Barry-Eaton District Health Department suggests families take precautions to reduce their exposure to copper.
Families should flush their pipes for at least two minutes before using it.
Barry-Eaton District Health Department emphasize not to drink hot water, or boil water in an attempt to "clean it."
Hot water is more likely to contain high levels of copper. Copper is not removed from water by boiling, and boiling can actually raise the level of copper.
Statement from the City of Charlotte:
The City of Charlotte is committed to providing safe, quality drinking water to its residents. As required by Federal and State laws and regulations, regular testing is conducted on various aspects of the water system.
Testing completed as recently as 2014 determined that copper was not detected in the City’s well supply.

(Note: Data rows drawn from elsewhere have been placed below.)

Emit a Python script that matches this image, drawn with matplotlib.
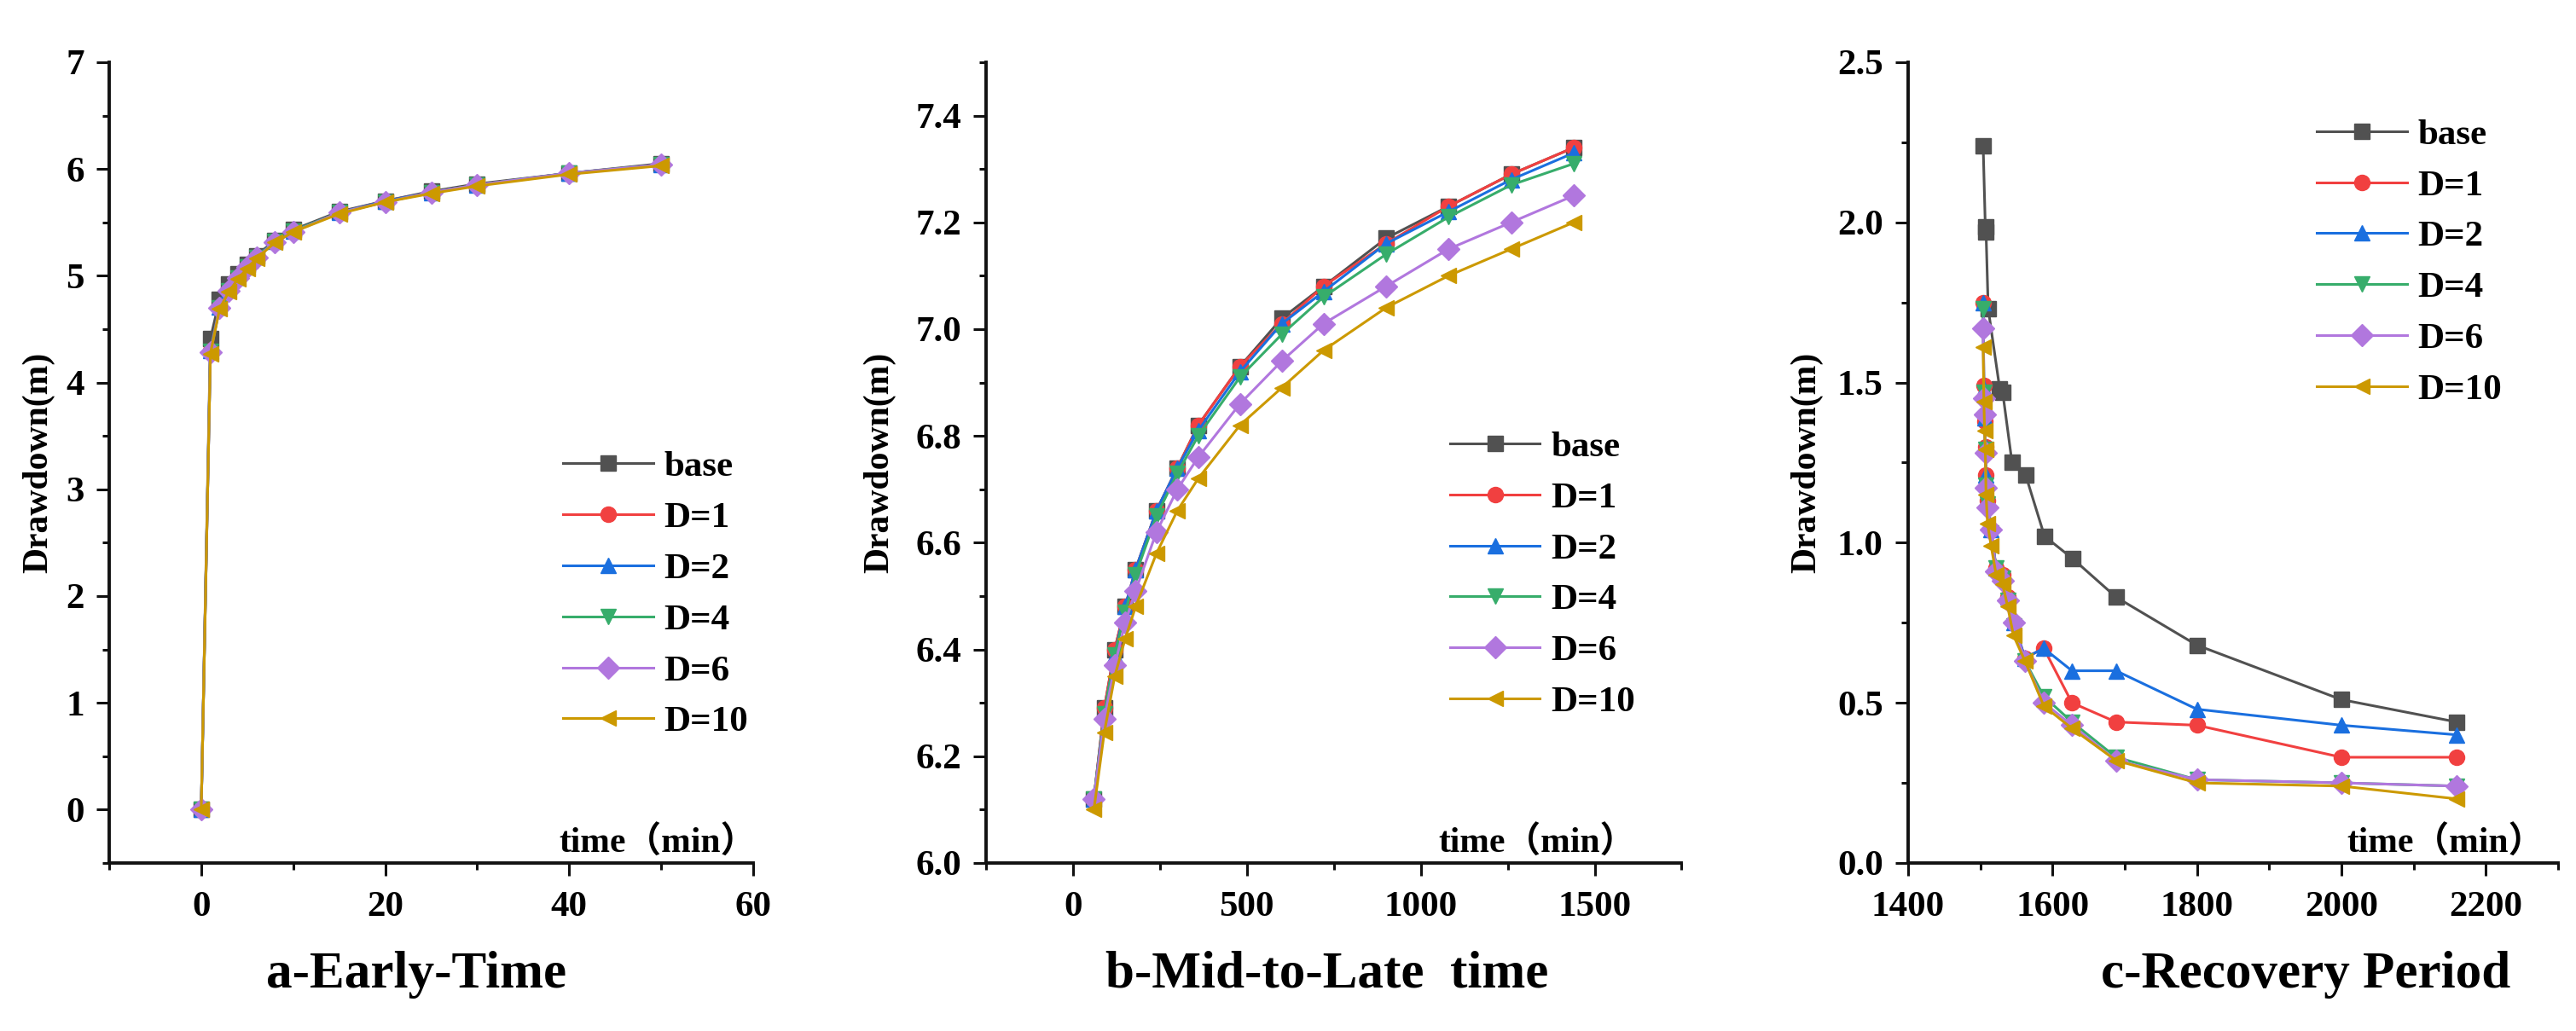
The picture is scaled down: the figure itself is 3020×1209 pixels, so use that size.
import numpy as np
import matplotlib
matplotlib.use("Agg")
import matplotlib.pyplot as plt
from matplotlib.ticker import MultipleLocator, FormatStrFormatter

plt.rcParams["font.family"] = ["Liberation Serif", "Noto Sans CJK SC"]
plt.rcParams["font.weight"] = "bold"

# series names, colours and markers (Origin style)
labels = ["base", "D=1", "D=2", "D=4", "D=6", "D=10"]
colors = ["#515151", "#F14040", "#1A6FDF", "#37AD6B", "#B177DE", "#CC9900"]
markers = ["s", "o", "^", "v", "D", "<"]

# a - early time
t_early = [0, 1, 2, 3, 4, 5, 6, 8, 10, 15, 20, 25, 30, 40, 50]
early_base = [0, 4.41, 4.78, 4.92, 5.02, 5.11, 5.19, 5.33, 5.43, 5.60, 5.70, 5.79, 5.86, 5.96, 6.05]
early_d1 = [0, 4.30, 4.71, 4.87, 4.99, 5.09, 5.18, 5.32, 5.42, 5.59, 5.70, 5.78, 5.85, 5.96, 6.04]
early_d2 = [0, 4.30, 4.71, 4.87, 4.99, 5.09, 5.18, 5.32, 5.42, 5.59, 5.70, 5.78, 5.85, 5.96, 6.04]
early_d4 = [0, 4.29, 4.70, 4.86, 4.98, 5.08, 5.17, 5.32, 5.42, 5.59, 5.69, 5.78, 5.85, 5.96, 6.04]
early_d6 = [0, 4.28, 4.70, 4.86, 4.98, 5.08, 5.17, 5.31, 5.41, 5.59, 5.69, 5.78, 5.85, 5.96, 6.04]
early_d10 = [0, 4.27, 4.69, 4.85, 4.97, 5.07, 5.16, 5.31, 5.41, 5.58, 5.69, 5.77, 5.84, 5.95, 6.03]

# b - mid to late time
t_mid = [60, 90, 120, 150, 180, 240, 300, 360, 480, 600, 720, 900, 1080, 1260, 1440]
mid_base = [6.12, 6.29, 6.40, 6.48, 6.55, 6.66, 6.74, 6.82, 6.93, 7.02, 7.08, 7.17, 7.23, 7.29, 7.34]
mid_d1 = [6.12, 6.29, 6.40, 6.48, 6.55, 6.66, 6.74, 6.82, 6.93, 7.01, 7.08, 7.16, 7.23, 7.29, 7.34]
mid_d2 = [6.12, 6.28, 6.39, 6.48, 6.55, 6.66, 6.74, 6.81, 6.92, 7.01, 7.07, 7.16, 7.22, 7.28, 7.33]
mid_d4 = [6.12, 6.28, 6.39, 6.47, 6.54, 6.65, 6.73, 6.80, 6.91, 6.99, 7.06, 7.14, 7.21, 7.27, 7.31]
mid_d6 = [6.12, 6.27, 6.37, 6.45, 6.51, 6.62, 6.70, 6.76, 6.86, 6.94, 7.01, 7.08, 7.15, 7.20, 7.25]
mid_d10 = [6.10, 6.245, 6.35, 6.42, 6.48, 6.58, 6.66, 6.72, 6.82, 6.89, 6.96, 7.04, 7.10, 7.15, 7.20]

# c - recovery period
t_rec_base = [1504, 1507, 1508, 1511, 1527, 1531, 1544, 1563, 1589, 1628, 1688, 1800, 2000, 2160]
rec_base = [2.24, 1.985, 1.97, 1.73, 1.48, 1.47, 1.25, 1.21, 1.02, 0.95, 0.83, 0.68, 0.51, 0.44]
t_rec = [1504, 1505, 1506, 1507, 1508, 1510, 1515, 1522, 1531, 1538, 1546, 1562, 1588, 1627, 1688, 1800, 2000, 2160]
rec_d1 = [1.75, 1.49, 1.38, 1.30, 1.21, 1.13, 1.04, 0.92, 0.90, 0.83, 0.75, 0.64, 0.67, 0.50, 0.44, 0.43, 0.33, 0.33]
rec_d2 = [1.75, 1.48, 1.39, 1.30, 1.21, 1.14, 1.04, 0.92, 0.90, 0.83, 0.75, 0.64, 0.67, 0.60, 0.60, 0.48, 0.43, 0.40]
rec_d4 = [1.73, 1.47, 1.38, 1.29, 1.18, 1.12, 1.03, 0.92, 0.89, 0.82, 0.74, 0.63, 0.52, 0.44, 0.33, 0.26, 0.25, 0.24]
rec_d6 = [1.67, 1.45, 1.40, 1.28, 1.17, 1.11, 1.04, 0.91, 0.88, 0.82, 0.75, 0.63, 0.50, 0.43, 0.32, 0.26, 0.25, 0.24]
rec_d10 = [1.61, 1.44, 1.35, 1.29, 1.15, 1.06, 0.99, 0.90, 0.87, 0.80, 0.71, 0.63, 0.49, 0.42, 0.32, 0.25, 0.24, 0.20]

panels = [
    {
        "x": [t_early] * 6,
        "y": [early_base, early_d1, early_d2, early_d4, early_d6, early_d10],
        "rect": [0.0424, 0.163, 0.25, 0.7767],
        "xlim": (-10, 60), "ylim": (-0.5, 7),
        "xmaj": 20, "xmin": 10, "ymaj": 1, "ymin": 0.5, "yfmt": "%d",
        "title": "a-Early-Time", "title_x": 0.1616,
        "leg": (0.705, 0.515), "ylab_x": -0.085, "time_x": 1.004,
    },
    {
        "x": [t_mid] * 6,
        "y": [mid_base, mid_d1, mid_d2, mid_d4, mid_d6, mid_d10],
        "rect": [0.3828, 0.163, 0.27, 0.7767],
        "xlim": (-250, 1750), "ylim": (6.0, 7.5),
        "xmaj": 500, "xmin": 250, "ymaj": 0.2, "ymin": 0.1, "yfmt": "%.1f",
        "title": "b-Mid-to-Late  time", "title_x": 0.515,
        "leg": (0.667, 0.54), "ylab_x": -0.130, "time_x": 0.934,
    },
    {
        "x": [t_rec_base] + [t_rec] * 5,
        "y": [rec_base, rec_d1, rec_d2, rec_d4, rec_d6, rec_d10],
        "rect": [0.7407, 0.163, 0.2523, 0.7767],
        "xlim": (1400, 2300), "ylim": (0, 2.5),
        "xmaj": 200, "xmin": 100, "ymaj": 0.5, "ymin": 0.25, "yfmt": "%.1f",
        "title": "c-Recovery Period", "title_x": 0.895,
        "leg": (0.629, 0.93), "ylab_x": -0.131, "time_x": 0.978,
    },
]

fig = plt.figure(figsize=(30.2, 12.09), dpi=100)

for p in panels:
    ax = fig.add_axes(p["rect"])
    for xs, ys, lab, c, m in zip(p["x"], p["y"], labels, colors, markers):
        ax.plot(xs, ys, color=c, marker=m, markersize=13, linewidth=2.2,
                label=lab, clip_on=False)

    ax.set_xlim(*p["xlim"])
    ax.set_ylim(*p["ylim"])
    ax.xaxis.set_major_locator(MultipleLocator(p["xmaj"]))
    ax.xaxis.set_minor_locator(MultipleLocator(p["xmin"]))
    ax.yaxis.set_major_locator(MultipleLocator(p["ymaj"]))
    ax.yaxis.set_minor_locator(MultipleLocator(p["ymin"]))
    ax.yaxis.set_major_formatter(FormatStrFormatter(p["yfmt"]))

    for s in ["top", "right"]:
        ax.spines[s].set_visible(False)
    for s in ["left", "bottom"]:
        ax.spines[s].set_linewidth(2.8)
        ax.spines[s].set_color("#111111")

    ax.tick_params(which="major", direction="out", length=11, width=2.2,
                   labelsize=31, color="#111111")
    ax.tick_params(which="minor", direction="out", length=6, width=2.2,
                   color="#111111")
    ax.tick_params(axis="x", which="major", pad=13)
    ax.tick_params(axis="y", which="major", pad=10)

    ax.set_ylabel("Drawdown(m)", fontsize=30, fontweight="bold")
    ax.yaxis.set_label_coords(p["ylab_x"], 0.5)

    ax.text(p["time_x"], 0.013, "time（min）", transform=ax.transAxes,
            ha="right", va="baseline", fontsize=30, fontweight="bold")

    ax.legend(loc="upper left", bbox_to_anchor=p["leg"], frameon=False,
              fontsize=31, handlelength=2.45, handletextpad=0.3,
              labelspacing=0.48, borderpad=0, borderaxespad=0)

    fig.text(p["title_x"], 0.055, p["title"], ha="center", va="center",
             fontsize=44, fontweight="bold")

fig.savefig("out.png", dpi=100)
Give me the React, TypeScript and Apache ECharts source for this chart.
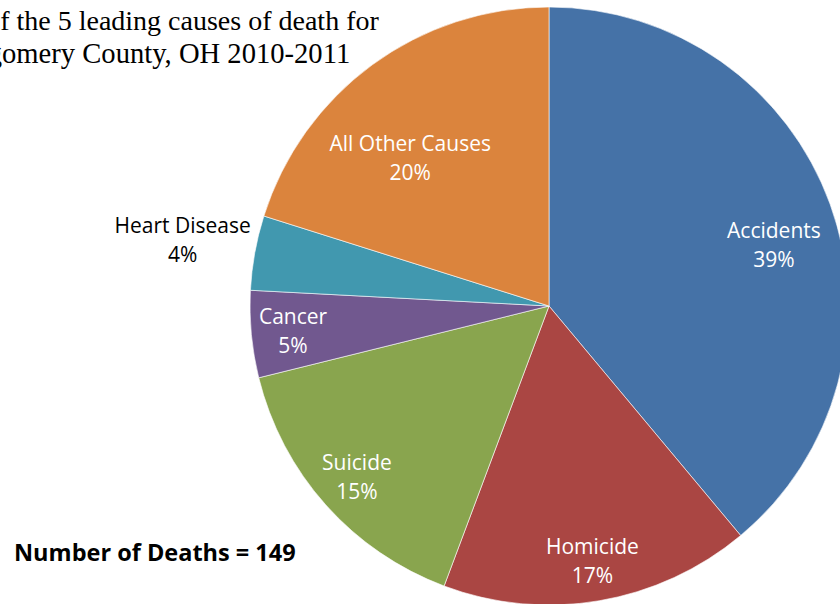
import React, { useEffect, useRef } from "react";
import * as echarts from "echarts";

const categories = ["Accidents", "Homicide", "Suicide", "Cancer", "Heart Disease", "All Other Causes"];
const deaths = [58, 25, 23, 7, 6, 30];
const sliceColors = ["#4572A7", "#AA4643", "#89A54E", "#71588F", "#4198AF", "#DB843D"];
const labelColors = ["#ffffff", "#ffffff", "#ffffff", "#ffffff", "#000000", "#ffffff"];
const titleLines = ["Percent of the 5 leading causes of death for", "Montgomery County, OH 2010-2011"];
const totalNote = "Number of Deaths = 149";

// layout (not data)
const CX = 549;
const CY = 306;
const R = 299;
const LABEL_RADIUS = [0.78, 0.865, 0.86, 0.86, 1.245, 0.68];
const LABEL_ANGLE_SHIFT = [4.6, 0, 0, 0, 0, -6.8];
const LABEL_FONT = "'Open Sans', Carlito, Calibri, sans-serif";
const TITLE_X = [137, 138];
const TITLE_Y = [6, 39];
const TITLE_SIZE = [28, 28.6];

export default function App() {
  const ref = useRef<HTMLDivElement>(null);
  useEffect(() => {
    if (!ref.current) return;
    const chart = echarts.init(ref.current, undefined, { renderer: "svg" });
    const total = deaths.reduce((a, b) => a + b, 0);
    const mids: number[] = [];
    let cum = 0;
    deaths.forEach((v) => {
      mids.push(((cum + v / 2) / total) * 360);
      cum += v;
    });
    chart.setOption({
      animation: false,
      backgroundColor: "#ffffff",
      graphic: [
        ...titleLines.map((t, i) => ({
          type: "text",
          x: TITLE_X[i],
          y: TITLE_Y[i],
          style: {
            text: t,
            fontFamily: "'Liberation Serif', 'Times New Roman', serif",
            fontSize: TITLE_SIZE[i],
            textAlign: "center",
            textVerticalAlign: "top",
            fill: "#000",
          },
        })),
        {
          type: "text",
          x: 14,
          y: 552,
          style: {
            text: totalNote,
            fontFamily: LABEL_FONT,
            fontWeight: "bold",
            fontSize: 23.5,
            textAlign: "left",
            textVerticalAlign: "middle",
            fill: "#000",
          },
        },
      ],
      series: [
        {
          type: "pie",
          center: [CX, CY],
          radius: R,
          startAngle: 90,
          clockwise: true,
          avoidLabelOverlap: false,
          itemStyle: { borderColor: "#ffffff", borderWidth: 0.6 },
          labelLine: { show: false },
          label: {
            show: true,
            position: "inside",
            fontFamily: LABEL_FONT,
            fontSize: 21,
            lineHeight: 29,
            align: "center",
            formatter: (p: any) => `${p.name}\n${Math.round(p.percent)}%`,
          },
          labelLayout: (p: any) => {
            const i = p.dataIndex;
            const ang = ((mids[i] + LABEL_ANGLE_SHIFT[i]) * Math.PI) / 180;
            const r = R * LABEL_RADIUS[i];
            return {
              x: CX + r * Math.sin(ang),
              y: CY - r * Math.cos(ang),
              align: "center",
              verticalAlign: "middle",
            };
          },
          data: categories.map((c, i) => ({
            name: c,
            value: deaths[i],
            itemStyle: { color: sliceColors[i] },
            label: { color: labelColors[i] },
          })),
        },
      ],
    });
    return () => chart.dispose();
  }, []);
  return (
    <div
      ref={ref}
      style={{ position: "fixed", left: 0, top: 0, width: 840, height: 604 }}
    />
  );
}
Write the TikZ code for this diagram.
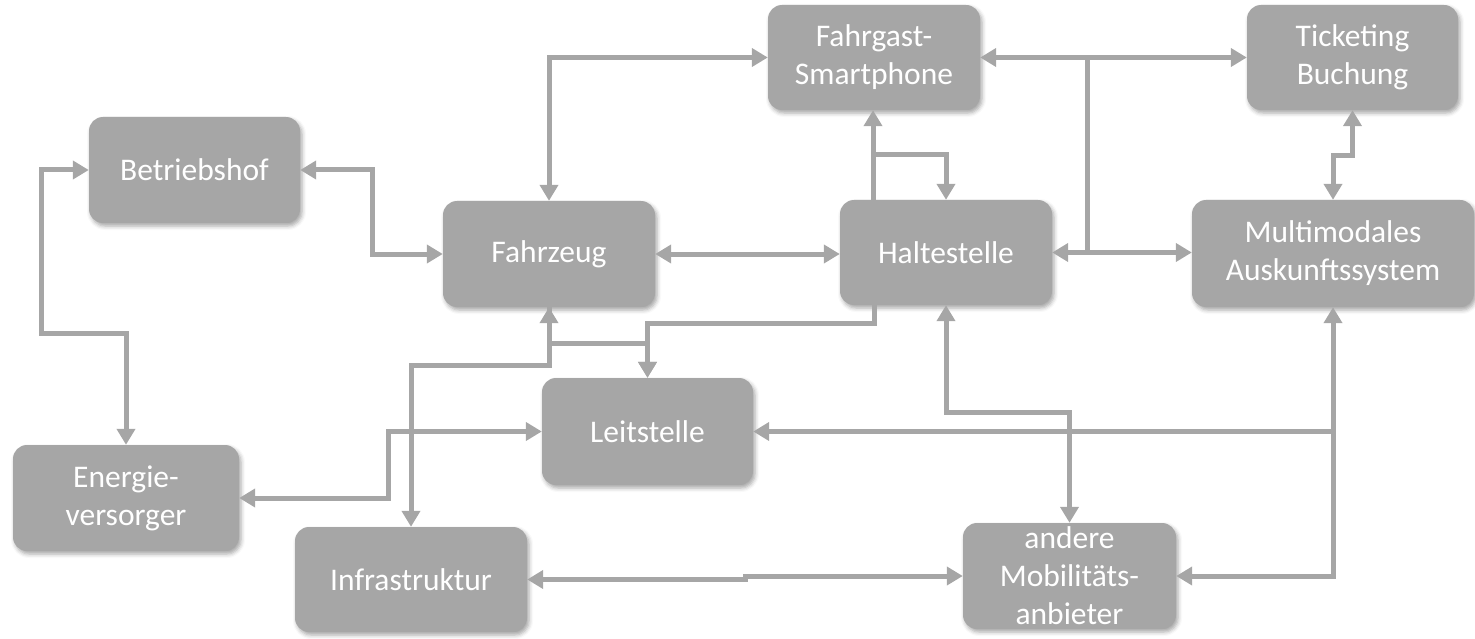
\documentclass[tikz,border=0pt]{standalone}
\usepackage{fontspec}
\setmainfont{Carlito}
\usetikzlibrary{arrows.meta,shadows.blur}
\definecolor{boxgray}{HTML}{A6A6A6}
\definecolor{linegray}{HTML}{A6A6A6}
\begin{document}
\begin{tikzpicture}[x=1pt,y=-1pt,
  >={Triangle[width=18pt,length=16pt]},
  box/.style={rounded corners=14pt, fill=boxgray, text=white, align=center,
    inner sep=0pt, font=\fontsize{31.5}{38}\selectfont,
    blur shadow={shadow xshift=2pt, shadow yshift=-3pt, shadow blur radius=4pt, shadow opacity=35}},
  conn/.style={draw=linegray, line width=5pt}]
\useasboundingbox (0,0) rectangle (1475,639);

% nodes
\node[box, minimum width=211pt, minimum height=106pt] (bh) at (194.5,170) {Betriebshof};
\node[box, minimum width=212pt, minimum height=106pt] (fz) at (549,254) {Fahrzeug};
\node[box, minimum width=212pt, minimum height=105pt] (sp) at (874,57.5) {Fahrgast-\\Smartphone};
\node[box, minimum width=211pt, minimum height=105pt] (tk) at (1352.5,57.5) {Ticketing\\Buchung};
\node[box, minimum width=212pt, minimum height=105pt] (hs) at (946,252.5) {Haltestelle};
\node[box, minimum width=282pt, minimum height=107pt] (mm) at (1333,253.5) {Multimodales\\Auskunftssystem};
\node[box, minimum width=211pt, minimum height=107pt] (ls) at (647.5,431.5) {Leitstelle};
\node[box, minimum width=226pt, minimum height=106pt] (ev) at (126,498) {Energie-\\versorger};
\node[box, minimum width=232pt, minimum height=105pt] (inf) at (411,579.5) {Infrastruktur};
\node[box, minimum width=213pt, minimum height=106pt] (am) at (1069.5,576) {andere\\Mobilitäts-\\anbieter};

% connectors
\draw[conn,<->] (bh.west) -- ++(-47,0) |- (126,333) -- (ev.north);
\draw[conn,<->] (bh.east) -- ++(72,0) |- (fz.west);
\draw[conn,<->] (fz.north) |- (sp.west);
\draw[conn,<->] (fz.east) -- (hs.west |- fz.east);
\draw[conn,<->] (sp.east) -- (tk.west);
\draw[conn] ([xshift=107pt]sp.east) -- ([xshift=35pt]hs.east);
\draw[conn,<->] (hs.east) -- (hs.east -| mm.west);
\draw[conn,->] ([xshift=-73pt]hs.north) -- ([xshift=-1pt]sp.south);
\draw[conn,->] (873,155) -| (hs.north);
\draw[conn,<->] (tk.south) -- ++(0,45) -| (mm.north);
\draw[conn,->] ([xshift=-72pt]hs.south) -- ++(0,18) -| (ls.north);
\draw[conn,<->] (fz.south) -- ++(0,36) -| (ls.north);
\draw[conn,->] (fz.south) -- ++(0,58) -| (inf.north);
\draw[conn,<->] (ev.east) -- ++(149,0) |- (ls.west);
\draw[conn,<->] (mm.south) |- (am.east);
\draw[conn,->] (mm.south |- ls.east) -- (ls.east);
\draw[conn,<->] (hs.south) -- ++(0,107) -| (am.north);
\draw[conn,<->] (inf.east) -- ++(218,0) |- (am.west);
\end{tikzpicture}
\end{document}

Elevated copper levels are sometimes found in some residences due to corrosion of household plumbing pipes and fixtures made of, or containing, copper.
The City’s recent testing for lead and copper, conducted in August and September of this year, found five of twenty samples that exceeded the U.S. Environmental Protection Agency’s maximum contaminant level goal (MCLG) for copper. In accordance with Federal and State laws and regulations, those five residents were notified of their results. They were also given a fact sheet on how to flush their pipes before using the water for cooking and drinking if the water has been sitting in their pipes for an extended period of time.
The City recommends that residents with copper plumbing follow published guidance about using water from the cold faucet and running it for 30-60 seconds, or when it becomes cool, before using it for drinking or cooking. This holds true as well for residents in areas surrounding the City that use well water but have copper plumbing.
The Michigan Department of Environment, Great Lakes and Energy has advised the City that the exceedance is not a violation of Federal and State regulations. It does require more homes to be tested in the next round of sampling to take place in the first six months of 2020. City residents concerned about copper levels in their drinking water can be added to the sampling pool for this next round of testing by calling 517-543-8858. There is no cost to participate in this sampling.